How to modify output_fn for

Output  from Batch transformation job is input.json -> input.json.out

I want to have a custom name for output file and I want it to be in parquet: for example:
input.json ->sentiment_01-16-2023.parquet

Can anyone help me to construct output_fn?

Here is an example of an input and output function for Parquet serialising. I hope this helps.

from io import BytesIO
from typing import BinaryIO
import pandas as pd
from botocore.response import StreamingBody

def input_fn(
  serialized_input_data: StreamingBody,
  content_type: str = "application/x-parquet",
) -> pd.DataFrame:
  """Inputs from Parquet to Data Frame"""
  if content_type == "application/x-parquet":
    data = BytesIO(serialized_input_data)
    df = pd.read_parquet(data)
    return df
    raise ValueError(
      "Expected `application/x-parquet`."

def output_fn(output: pd.DataFrame, accept: str = "application/x-parquet") -> BinaryIO:
  """Output from Data Frame to Parquet"""
  if accept == "application/x-parquet":
    buffer = BytesIO()
    return buffer.getvalue()
    raise Exception("Requested unsupported ContentType in Accept: " + accept)

Thanks for your support @crajah, and I will test your code snippet.
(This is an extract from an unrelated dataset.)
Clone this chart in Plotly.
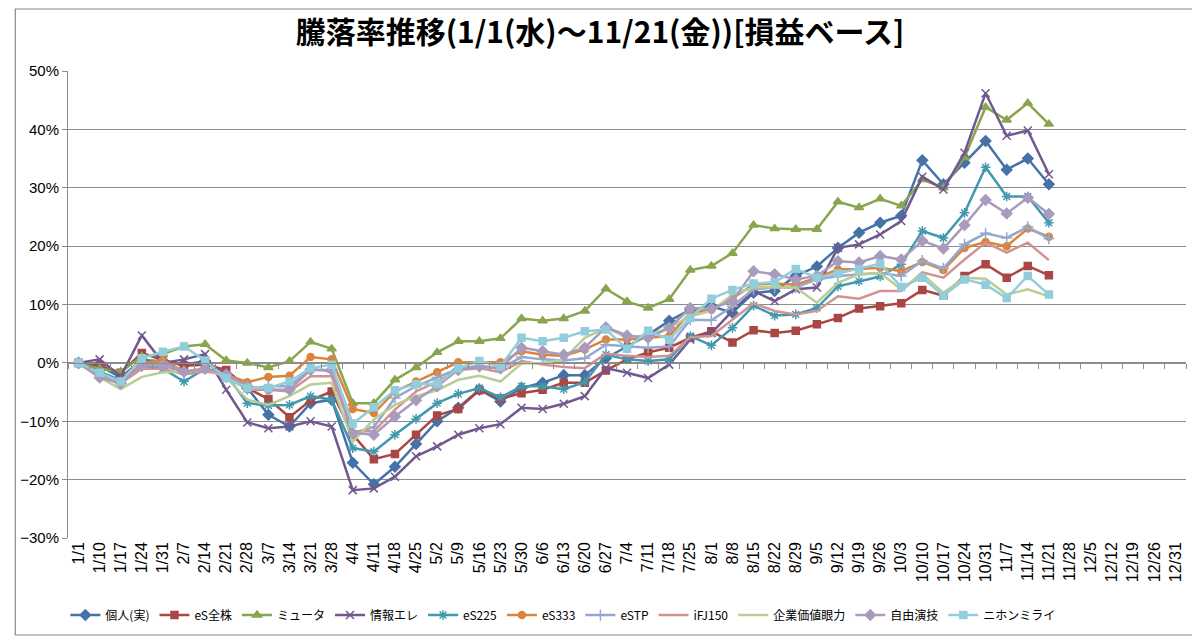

Quick question, how can also custom name the output of the file. For example, currently it is like that: input.jsonl → input.jsonl.out, or with your code: input.parquet->input.parquet.out Is there a way to custom name the output file?

I don’t believe the output file name can be changed. I’d suggest add a call to s3 to change the file name after generation

For every S3 object used as input for the transform job, batch transform stores the transformed data with an .out suffix in a corresponding subfolder in the location in the output prefix. For example, for the input data stored at s3://bucket-name/input-name-prefix/dataset01/data.csv , batch transform stores the transformed data at s3://bucket-name/output-name-prefix/input-name-prefix/data.csv.out

Got it, Thank for your support @crajah